Students at this school are regularly told that a B in an AP course equals an A in an honors course; which, whether fact or fiction, motivates hundreds of students to dish out $91 per test (unless on the Free or Reduced Lunch Program) and saturate their schedule with extremely difficult classes.

Many of these students have part-time jobs and participate in extracurricular activities, and have schedules that most would consider ludicrously full. Each AP class can add up to an hour of homework time per night.  If students enroll in six AP classes, as teens competing for the spot of valedictorian do, that would result in spending up to six hours on homework each night—a block of time almost as long as the school day.

Competitive Red Raiders like Alex Damiecki, a senior, sacrifice much in order to maintain a high GPA.  Damiecki, who is enrolled in six AP classes and is currently one of the top students in his class, is forced to juggle all of his advanced coursework, practices with the Makos Swim Team at the YMCA and, in the winter, the BHS boys’ swim team, of which he is a captain.

“If you want to be number one, you just have to be good at everything,” he explained. “It’s a lot of work.”  When asked what motivated him, he responded, “I want to go to Harvard.” Damiecki also mentioned that he “absolutely hates,” some of his classes.

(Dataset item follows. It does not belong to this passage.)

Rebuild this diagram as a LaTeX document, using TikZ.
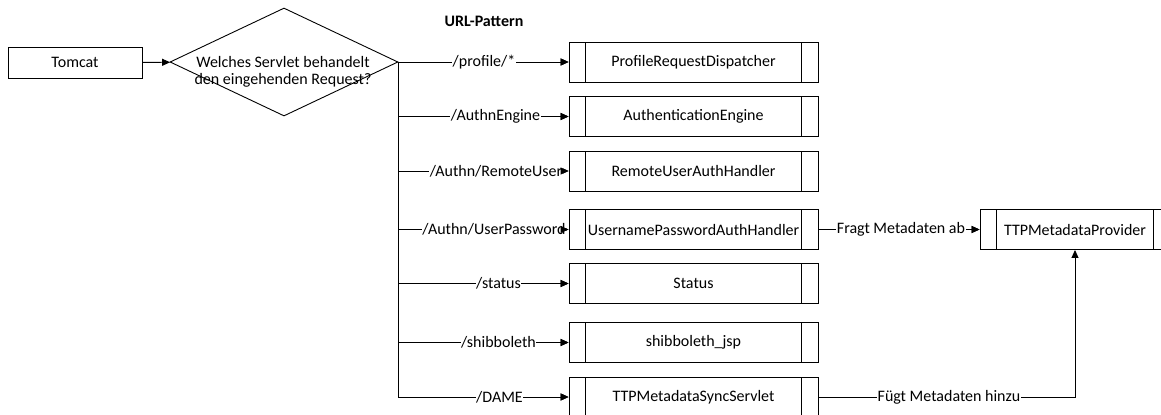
\documentclass[tikz,border=0pt]{standalone}
\usepackage{fontspec}
\setmainfont{Carlito}
\usetikzlibrary{shapes.geometric,arrows.meta}

\tikzset{
  base/.style={font=\fontsize{16bp}{17bp}\selectfont},
  arr/.style={line width=0.9bp, -{Triangle[length=8bp,width=7bp]}},
  plainbox/.style={base, draw, line width=0.9bp, minimum width=134bp, minimum height=31bp, inner sep=0pt},
  decision/.style={draw, line width=0.9bp, diamond, minimum width=228bp, minimum height=108bp, inner sep=0pt},
  subproc/.style={base, draw, line width=0.9bp, minimum width=249bp, minimum height=40bp, inner sep=0pt,
    path picture={
      \draw[line width=0.9bp] ([xshift=16.5bp]path picture bounding box.north west) -- ([xshift=16.5bp]path picture bounding box.south west);
      \draw[line width=0.9bp] ([xshift=-16.5bp]path picture bounding box.north east) -- ([xshift=-16.5bp]path picture bounding box.south east);
    }},
  lbl/.style={base, fill=white, inner xsep=0.5bp, inner ysep=1bp},
}

\begin{document}
\begin{tikzpicture}[x=1bp, y=-1bp]
\useasboundingbox (0,0) rectangle (1161,414);
\clip (0,0) rectangle (1161,414);

% entry point and decision
\node[plainbox] (tomcat) at (75,62.5) {Tomcat};
\node[decision] (dia) at (284,62) {};
\node[base, align=center, inner sep=0pt] (qtext) at (283,71.5) {Welches Servlet behandelt\\den eingehenden Request?};
\node[base, font=\fontsize{16bp}{17bp}\selectfont\bfseries] (urlhead) at (484,21) {URL-Pattern};

% servlets
\node[subproc] (p1) at (693.5,62) {ProfileRequestDispatcher};
\node[subproc] (p2) at (693.5,116.5) {AuthenticationEngine};
\node[subproc] (p3) at (693.5,171) {RemoteUserAuthHandler};
\node[subproc] (p4) at (693.5,229.5) {UsernamePasswordAuthHandler};
\node[subproc] (p5) at (693.5,283.5) {Status};
\node[subproc] (p6) at (693.5,342.5) {shibboleth\_jsp};
\node[subproc] (p7) at (693.5,397) {TTPMetadataSyncServlet};
\node[subproc, minimum width=190bp] (ttp) at (1075,229.5) {TTPMetadataProvider};

% connectors
\draw[arr] (tomcat) -- (dia);
\draw[arr] (dia.east) -- (p1.west);
\foreach \n in {p2,p3,p4,p5,p6,p7}
  \draw[arr] (dia.east) |- (\n.west);
\draw[arr] (p4.east) -- (ttp.west);
\draw[arr] (p7.east) -| (ttp.south);

% connector labels
\node[lbl] (l1) at (484,62) {/profile/*};
\node[lbl] (l2) at (495.5,116.5) {/AuthnEngine};
\node[lbl] (l3) at (496,171) {/Authn/RemoteUser};
\node[lbl] (l4) at (494,229.5) {/Authn/UserPassword};
\node[lbl] (l5) at (498.5,283.5) {/status};
\node[lbl] (l6) at (498.5,342.5) {/shibboleth};
\node[lbl] (l7) at (499.5,397) {/DAME};
\node[lbl] (l8) at (901,229.5) {Fragt Metadaten ab};
\node[lbl] (l9) at (949,397) {Fügt Metadaten hinzu};

% arrow tips kept in front of the labels
\foreach \n in {p1,p2,p3,p4,p5,p6,p7,ttp}
  \draw[arr] ([xshift=-7bp]\n.west) -- (\n.west);
\end{tikzpicture}
\end{document}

Other students, such as Lily Sethares, a junior, have alternate motivations. “I mainly take AP classes that will give me more insight into what I might like to major in,” she wrote, “or that will help me later in life.”

She stressed that she was passionate about most of her AP courses, and argued that the ones that she did not particularly enjoy helped her succeed in other courses later on.

As a motivated student, I am more than willing to work hard, and I do aspire to be accepted by an upper-tier college and have access to the great opportunities that university life offers.  However, I am NOT willing to sacrifice my well-being (and, honestly, sanity) by biting off more than I can I can chew, or, at least, more than I can swallow without getting a sore throat.

I would choose happiness and a second-choice college over despair and a full ride to an Ivy powerhouse any day; I want to spend my precious time on classes that make me happy and will have an everlasting value for me, not on courses that consume hours a day, leaving me exhausted, but with a high GPA: a number that will lose meaning as soon as college begins. When I’m an 80-year-old man and flipping through my yearbook, I want to remember high school as fun, enlightening experience, not a time of turmoil and sleep deprivation.

Whether you aspire to be forensic anthropologist, a professional ukulele player or a novelist, take classes that inspire you and motivate you to learn.  You will not regret it.